╔══

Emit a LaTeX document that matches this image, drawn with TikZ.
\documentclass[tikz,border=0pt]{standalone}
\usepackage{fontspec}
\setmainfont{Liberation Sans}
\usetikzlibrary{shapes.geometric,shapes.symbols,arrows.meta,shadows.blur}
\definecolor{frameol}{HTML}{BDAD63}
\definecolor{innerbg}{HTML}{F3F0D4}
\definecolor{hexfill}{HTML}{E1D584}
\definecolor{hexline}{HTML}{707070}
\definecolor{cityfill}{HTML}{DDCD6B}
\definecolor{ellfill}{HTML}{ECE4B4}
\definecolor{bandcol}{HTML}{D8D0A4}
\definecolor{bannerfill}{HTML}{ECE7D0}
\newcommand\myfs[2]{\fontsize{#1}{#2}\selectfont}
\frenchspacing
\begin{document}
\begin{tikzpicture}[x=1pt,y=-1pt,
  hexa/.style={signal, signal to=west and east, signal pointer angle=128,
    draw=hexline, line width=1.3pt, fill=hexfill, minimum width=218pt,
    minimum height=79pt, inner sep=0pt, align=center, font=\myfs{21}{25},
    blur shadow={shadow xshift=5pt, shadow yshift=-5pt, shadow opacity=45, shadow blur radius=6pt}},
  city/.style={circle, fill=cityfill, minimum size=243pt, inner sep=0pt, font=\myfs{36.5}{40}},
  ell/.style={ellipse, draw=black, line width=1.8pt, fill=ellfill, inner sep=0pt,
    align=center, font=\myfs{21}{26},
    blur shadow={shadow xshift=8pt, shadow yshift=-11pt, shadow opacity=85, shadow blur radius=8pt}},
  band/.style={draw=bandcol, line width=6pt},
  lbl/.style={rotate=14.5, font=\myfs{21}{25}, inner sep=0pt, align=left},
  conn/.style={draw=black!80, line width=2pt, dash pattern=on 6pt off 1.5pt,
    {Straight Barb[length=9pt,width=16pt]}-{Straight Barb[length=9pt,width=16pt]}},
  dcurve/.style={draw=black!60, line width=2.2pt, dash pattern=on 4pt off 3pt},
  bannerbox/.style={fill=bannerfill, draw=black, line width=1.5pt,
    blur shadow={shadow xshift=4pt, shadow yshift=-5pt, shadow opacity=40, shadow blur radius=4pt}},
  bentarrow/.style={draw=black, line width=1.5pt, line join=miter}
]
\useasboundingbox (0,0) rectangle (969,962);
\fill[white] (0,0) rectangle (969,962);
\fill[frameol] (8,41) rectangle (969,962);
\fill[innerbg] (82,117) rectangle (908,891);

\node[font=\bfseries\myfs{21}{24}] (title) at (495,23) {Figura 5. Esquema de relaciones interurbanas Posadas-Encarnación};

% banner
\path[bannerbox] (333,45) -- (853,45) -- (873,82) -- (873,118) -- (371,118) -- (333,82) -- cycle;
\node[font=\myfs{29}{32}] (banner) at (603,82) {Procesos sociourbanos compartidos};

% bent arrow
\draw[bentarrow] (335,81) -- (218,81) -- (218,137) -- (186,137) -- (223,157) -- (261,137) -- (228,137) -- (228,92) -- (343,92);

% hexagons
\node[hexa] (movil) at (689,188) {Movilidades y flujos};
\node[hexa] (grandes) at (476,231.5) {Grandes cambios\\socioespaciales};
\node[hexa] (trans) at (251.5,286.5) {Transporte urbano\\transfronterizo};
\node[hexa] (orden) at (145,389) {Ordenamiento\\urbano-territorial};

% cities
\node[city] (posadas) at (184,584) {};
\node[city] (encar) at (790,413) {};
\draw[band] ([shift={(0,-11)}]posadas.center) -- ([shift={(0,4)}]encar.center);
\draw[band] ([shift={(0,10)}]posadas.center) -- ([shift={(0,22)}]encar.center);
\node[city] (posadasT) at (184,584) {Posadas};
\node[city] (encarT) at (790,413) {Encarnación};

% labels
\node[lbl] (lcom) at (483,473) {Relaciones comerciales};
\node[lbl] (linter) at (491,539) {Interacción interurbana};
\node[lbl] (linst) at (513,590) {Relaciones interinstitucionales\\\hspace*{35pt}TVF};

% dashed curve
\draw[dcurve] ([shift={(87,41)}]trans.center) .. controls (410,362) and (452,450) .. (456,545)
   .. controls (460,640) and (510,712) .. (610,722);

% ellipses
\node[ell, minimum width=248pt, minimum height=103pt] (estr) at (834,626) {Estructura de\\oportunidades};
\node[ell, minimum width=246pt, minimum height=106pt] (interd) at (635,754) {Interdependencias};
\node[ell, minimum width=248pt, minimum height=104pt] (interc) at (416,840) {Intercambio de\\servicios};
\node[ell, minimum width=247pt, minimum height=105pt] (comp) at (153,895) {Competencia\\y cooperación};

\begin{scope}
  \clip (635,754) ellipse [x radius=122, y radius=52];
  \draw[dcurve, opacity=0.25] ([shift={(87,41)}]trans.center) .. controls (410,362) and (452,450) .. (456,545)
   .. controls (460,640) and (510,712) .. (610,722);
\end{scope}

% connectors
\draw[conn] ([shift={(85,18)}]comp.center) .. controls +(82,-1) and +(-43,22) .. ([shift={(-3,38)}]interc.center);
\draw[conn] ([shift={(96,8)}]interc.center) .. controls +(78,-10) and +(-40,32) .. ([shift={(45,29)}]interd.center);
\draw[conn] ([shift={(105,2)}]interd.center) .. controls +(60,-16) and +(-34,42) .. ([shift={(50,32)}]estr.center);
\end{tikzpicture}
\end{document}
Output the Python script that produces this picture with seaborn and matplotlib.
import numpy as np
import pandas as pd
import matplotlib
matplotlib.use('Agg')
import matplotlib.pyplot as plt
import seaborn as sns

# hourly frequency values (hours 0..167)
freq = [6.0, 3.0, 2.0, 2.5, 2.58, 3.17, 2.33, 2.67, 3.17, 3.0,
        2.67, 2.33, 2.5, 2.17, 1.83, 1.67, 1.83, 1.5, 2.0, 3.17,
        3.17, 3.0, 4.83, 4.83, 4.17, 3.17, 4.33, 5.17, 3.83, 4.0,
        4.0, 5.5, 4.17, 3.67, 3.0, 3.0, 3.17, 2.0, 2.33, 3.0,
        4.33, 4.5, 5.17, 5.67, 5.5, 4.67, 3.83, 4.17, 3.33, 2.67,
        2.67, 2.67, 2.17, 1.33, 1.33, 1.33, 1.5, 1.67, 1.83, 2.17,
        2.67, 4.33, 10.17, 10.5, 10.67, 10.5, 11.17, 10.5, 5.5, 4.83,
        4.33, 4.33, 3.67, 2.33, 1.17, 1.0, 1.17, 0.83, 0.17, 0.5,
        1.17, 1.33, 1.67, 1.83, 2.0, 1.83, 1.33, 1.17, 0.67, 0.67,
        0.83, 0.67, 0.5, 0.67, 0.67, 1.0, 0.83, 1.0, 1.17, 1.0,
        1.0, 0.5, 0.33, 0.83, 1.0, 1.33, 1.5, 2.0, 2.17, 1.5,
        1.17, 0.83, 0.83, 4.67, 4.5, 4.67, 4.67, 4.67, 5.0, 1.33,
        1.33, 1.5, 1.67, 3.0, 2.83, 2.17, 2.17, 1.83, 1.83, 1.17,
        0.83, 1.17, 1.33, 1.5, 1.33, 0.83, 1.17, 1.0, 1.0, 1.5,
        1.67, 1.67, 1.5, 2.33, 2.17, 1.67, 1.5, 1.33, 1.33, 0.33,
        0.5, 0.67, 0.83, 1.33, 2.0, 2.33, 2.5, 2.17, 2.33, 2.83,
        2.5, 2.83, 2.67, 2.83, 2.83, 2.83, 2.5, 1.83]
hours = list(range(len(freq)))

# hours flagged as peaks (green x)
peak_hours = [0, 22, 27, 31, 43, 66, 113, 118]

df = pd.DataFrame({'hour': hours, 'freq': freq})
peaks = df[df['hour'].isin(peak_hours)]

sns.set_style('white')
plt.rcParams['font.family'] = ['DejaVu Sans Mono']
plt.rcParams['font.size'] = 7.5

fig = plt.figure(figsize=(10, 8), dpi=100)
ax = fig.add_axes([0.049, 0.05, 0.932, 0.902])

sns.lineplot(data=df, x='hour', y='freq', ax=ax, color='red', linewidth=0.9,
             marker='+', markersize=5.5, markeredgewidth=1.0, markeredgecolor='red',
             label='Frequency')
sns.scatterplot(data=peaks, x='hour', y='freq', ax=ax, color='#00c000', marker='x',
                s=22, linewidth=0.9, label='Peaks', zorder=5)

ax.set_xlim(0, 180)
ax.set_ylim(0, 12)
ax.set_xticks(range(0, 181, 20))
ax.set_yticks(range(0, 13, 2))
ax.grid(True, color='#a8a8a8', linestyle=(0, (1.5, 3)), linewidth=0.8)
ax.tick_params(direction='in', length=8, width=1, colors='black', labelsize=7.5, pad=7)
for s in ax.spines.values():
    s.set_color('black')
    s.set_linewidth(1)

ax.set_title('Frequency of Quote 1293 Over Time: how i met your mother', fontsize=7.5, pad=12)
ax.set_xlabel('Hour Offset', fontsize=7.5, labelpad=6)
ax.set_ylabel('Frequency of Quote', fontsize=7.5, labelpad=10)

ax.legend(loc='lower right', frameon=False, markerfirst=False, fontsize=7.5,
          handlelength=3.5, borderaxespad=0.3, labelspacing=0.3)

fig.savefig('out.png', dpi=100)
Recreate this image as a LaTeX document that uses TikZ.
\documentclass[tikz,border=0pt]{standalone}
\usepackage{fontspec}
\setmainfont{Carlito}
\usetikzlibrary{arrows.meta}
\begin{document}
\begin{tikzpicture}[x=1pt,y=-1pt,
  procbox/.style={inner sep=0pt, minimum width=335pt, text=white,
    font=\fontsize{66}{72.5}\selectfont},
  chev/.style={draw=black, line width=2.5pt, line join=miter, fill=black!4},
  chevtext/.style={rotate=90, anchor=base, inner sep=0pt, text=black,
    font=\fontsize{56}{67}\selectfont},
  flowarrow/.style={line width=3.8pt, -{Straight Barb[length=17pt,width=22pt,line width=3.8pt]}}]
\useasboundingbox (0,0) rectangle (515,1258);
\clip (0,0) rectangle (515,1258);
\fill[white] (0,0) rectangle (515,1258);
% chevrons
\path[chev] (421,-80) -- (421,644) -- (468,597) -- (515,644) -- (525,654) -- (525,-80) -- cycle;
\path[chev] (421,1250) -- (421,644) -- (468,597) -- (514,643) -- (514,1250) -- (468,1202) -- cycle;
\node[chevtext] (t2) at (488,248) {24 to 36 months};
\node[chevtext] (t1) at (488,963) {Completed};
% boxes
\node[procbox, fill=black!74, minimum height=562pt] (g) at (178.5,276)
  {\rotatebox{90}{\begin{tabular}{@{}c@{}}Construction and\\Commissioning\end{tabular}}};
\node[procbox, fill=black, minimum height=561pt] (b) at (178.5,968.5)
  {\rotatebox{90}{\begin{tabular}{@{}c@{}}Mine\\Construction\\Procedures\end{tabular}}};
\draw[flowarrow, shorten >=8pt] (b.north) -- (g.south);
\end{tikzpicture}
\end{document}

╚══

• [SET TASK] Search the data for the string "LaTeX". List each line that has it.

• [ANSWER FOR THIS EXERCISE]
Emit a LaTeX document that matches this image, drawn with TikZ.
Recreate this image as a LaTeX document that uses TikZ.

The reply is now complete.